Determine Your Stress Threshold

Stress is subjective, and what can overwhelm one person can inspire another. What for one individual may be unmanageable anxiety for another can be motivational pressure. In order to know when you are officially under the influence of stress, there are several physical and mental signs to look for: cold hands and feet, “butterflies” in your stomach, unnecessary sweat, dry mouth, tense muscles, and shortness of breath are all signs that your body is trying to manage nervous energy from stress.

Poor judgment, lack of concentration, irrational fear, feeling threatened, anxious, frustrated or mad are all signs that your mind is becoming overwhelmed by trying to process the anxiety at hand.
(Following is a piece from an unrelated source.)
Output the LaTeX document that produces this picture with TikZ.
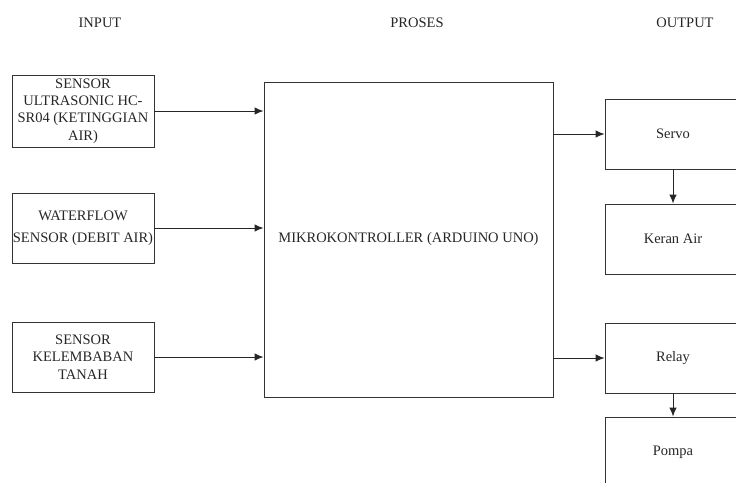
\documentclass[tikz,border=0pt]{standalone}
\usepackage{fontspec}
\setmainfont{Liberation Serif}
\usetikzlibrary{arrows.meta}
\begin{document}
\begin{tikzpicture}[x=1pt,y=-1pt,
  box/.style={draw=black!80, line width=0.9pt, align=center, inner sep=0pt,
    font=\fontsize{14.5}{17.3}\selectfont, text=black!85},
  lbl/.style={font=\fontsize{14.5}{17}\selectfont, text=black!85},
  conn/.style={draw=black!85, line width=1pt, -{Latex[length=9pt,width=7.5pt]}}]
\useasboundingbox (0,0) rectangle (736,482);
\node[lbl] (hin) at (100,23) {INPUT};
\node[lbl] (hpr) at (417,23) {PROSES};
\node[lbl] (hout) at (685,23) {OUTPUT};
\node[box, minimum width=142pt, minimum height=72pt] (s1) at (83,111) {SENSOR\\ULTRASONIC HC-\\SR04 (KETINGGIAN\\AIR)};
\node[box, minimum width=142pt, minimum height=70pt] (s2) at (83,228) {WATERFLOW\\[5pt]SENSOR (DEBIT AIR)};
\node[box, minimum width=142pt, minimum height=70pt] (s3) at (83,357) {SENSOR\\KELEMBABAN\\TANAH};
\node[box, minimum width=289pt, minimum height=315pt] (mc) at (408.5,239.5) {MIKROKONTROLLER (ARDUINO UNO)};
\node[box, minimum width=136pt, minimum height=70pt] (sv) at (673,134) {Servo};
\node[box, minimum width=136pt, minimum height=70pt] (kr) at (673,239) {Keran Air};
\node[box, minimum width=136pt, minimum height=70pt] (rl) at (673,358) {Relay};
\node[box, minimum width=136pt, minimum height=70pt] (pm) at (673,452) {Pompa};
\draw[conn] (s1.east) -- (mc.west |- s1.east);
\draw[conn] (s2.east) -- (mc.west |- s2.east);
\draw[conn] (s3.east) -- (mc.west |- s3.east);
\draw[conn] (mc.east |- sv.west) -- (sv.west);
\draw[conn] (mc.east |- rl.west) -- (rl.west);
\draw[conn] (sv.south) -- (kr.north);
\draw[conn] (rl.south) -- (pm.north);
\end{tikzpicture}
\end{document}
Using smart garments, you can literally watch your stress levels rise from reasonable to volatile. When this happens, you can practice positive stress management by focusing on elements under your control such as measured breathing, an even heart rate and cognitive calmness rather than worrying about things you can’t control.

 

Fight or Flight

The above instance — when you react to a maximum level of stress — is known as the “fight or flight” response. By training yourself to watch your stress levels and to react accordingly when they peak, you can then employ the mental exercise of your choice as you channel the anxious energy. This may be pacing around, listening to music, reviewing your strategy, reciting mantras, visualizing your performance or all of the above.

The important thing is that you have made a conscious choice to take control rather than to be controlled — which in the world of winning means half the victory is already yours.